EXERCISE PROMPT » Restate the data below word for word. Skip any images it contains.

SUPPLIED MATERIAL »
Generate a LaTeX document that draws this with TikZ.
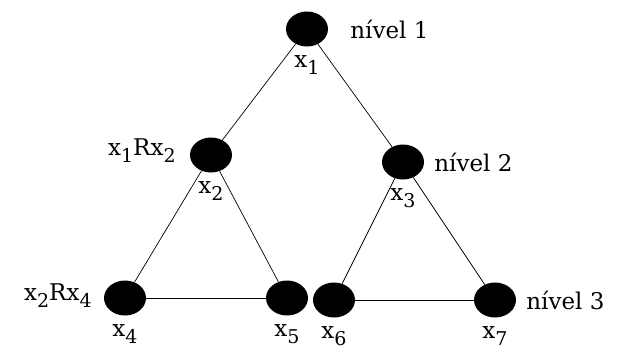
\documentclass[tikz,border=0pt]{standalone}
\usepackage{fontspec}
\setmainfont{DejaVu Serif}
\usetikzlibrary{positioning, shapes.geometric}

\newcommand\lowidx[1]{\raisebox{-7pt}{\fontsize{19}{19}\selectfont #1}}

\begin{document}
\begin{tikzpicture}[
    x=1pt, y=-1pt,
    dot/.style={ellipse, fill=black, minimum width=42pt, minimum height=35pt, inner sep=0pt},
    lbl/.style={inner sep=0pt, font=\fontsize{23}{28}\selectfont},
    edge/.style={line width=0.7pt}
]
\useasboundingbox (0,0) rectangle (619,349);

% nodes of the tree
\node[dot] (x1) at (307,29) {};
\node[dot] (x2) at (211,155) {};
\node[dot] (x3) at (403,162) {};
\node[dot] (x4) at (125,298) {};
\node[dot] (x5) at (287,298) {};
\node[dot] (x6) at (334,300) {};
\node[dot] (x7) at (495,300) {};

% names below the nodes
\node[lbl, below=9pt of x1] (n1) {x\lowidx{1}};
\node[lbl, below=9pt of x2] (n2) {x\lowidx{2}};
\node[lbl, below=9pt of x3] (n3) {x\lowidx{3}};
\node[lbl, below=9pt of x4] (n4) {x\lowidx{4}};
\node[lbl, below=9pt of x5] (n5) {x\lowidx{5}};
\node[lbl, below=9pt of x6] (n6) {x\lowidx{6}};
\node[lbl, below=9pt of x7] (n7) {x\lowidx{7}};

% levels and relations
\node[lbl, right=22pt of x1] (lev1) {nível 1};
\node[lbl, right=10pt of x3] (lev2) {nível 2};
\node[lbl, right=10pt of x7] (lev3) {nível 3};
\node[lbl, left=14pt of x2, anchor=base east] (r12) {x\lowidx{1}Rx\lowidx{2}};
\node[lbl, left=12pt of x4, anchor=base east, yshift=-2pt] (r24) {x\lowidx{2}Rx\lowidx{4}};

\draw[edge] (x1) -- (x2);
\draw[edge] (x1) -- (x3);
\draw[edge] (x2) -- (x4);
\draw[edge] (x2) -- (x5);
\draw[edge] (x4) -- (x5);
\draw[edge] (x3) -- (x6);
\draw[edge] (x3) -- (x7);
\draw[edge] (x6) -- (x7);
\end{tikzpicture}
\end{document}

SOLUTION »
Generate a LaTeX document that draws this with TikZ.
\documentclass[tikz,border=0pt]{standalone}
\usepackage{fontspec}
\setmainfont{DejaVu Serif}
\usetikzlibrary{positioning, shapes.geometric}

\newcommand\lowidx[1]{\raisebox{-7pt}{\fontsize{19}{19}\selectfont #1}}

\begin{document}
\begin{tikzpicture}[
    x=1pt, y=-1pt,
    dot/.style={ellipse, fill=black, minimum width=42pt, minimum height=35pt, inner sep=0pt},
    lbl/.style={inner sep=0pt, font=\fontsize{23}{28}\selectfont},
    edge/.style={line width=0.7pt}
]
\useasboundingbox (0,0) rectangle (619,349);

% nodes of the tree
\node[dot] (x1) at (307,29) {};
\node[dot] (x2) at (211,155) {};
\node[dot] (x3) at (403,162) {};
\node[dot] (x4) at (125,298) {};
\node[dot] (x5) at (287,298) {};
\node[dot] (x6) at (334,300) {};
\node[dot] (x7) at (495,300) {};

% names below the nodes
\node[lbl, below=9pt of x1] (n1) {x\lowidx{1}};
\node[lbl, below=9pt of x2] (n2) {x\lowidx{2}};
\node[lbl, below=9pt of x3] (n3) {x\lowidx{3}};
\node[lbl, below=9pt of x4] (n4) {x\lowidx{4}};
\node[lbl, below=9pt of x5] (n5) {x\lowidx{5}};
\node[lbl, below=9pt of x6] (n6) {x\lowidx{6}};
\node[lbl, below=9pt of x7] (n7) {x\lowidx{7}};

% levels and relations
\node[lbl, right=22pt of x1] (lev1) {nível 1};
\node[lbl, right=10pt of x3] (lev2) {nível 2};
\node[lbl, right=10pt of x7] (lev3) {nível 3};
\node[lbl, left=14pt of x2, anchor=base east] (r12) {x\lowidx{1}Rx\lowidx{2}};
\node[lbl, left=12pt of x4, anchor=base east, yshift=-2pt] (r24) {x\lowidx{2}Rx\lowidx{4}};

\draw[edge] (x1) -- (x2);
\draw[edge] (x1) -- (x3);
\draw[edge] (x2) -- (x4);
\draw[edge] (x2) -- (x5);
\draw[edge] (x4) -- (x5);
\draw[edge] (x3) -- (x6);
\draw[edge] (x3) -- (x7);
\draw[edge] (x6) -- (x7);
\end{tikzpicture}
\end{document}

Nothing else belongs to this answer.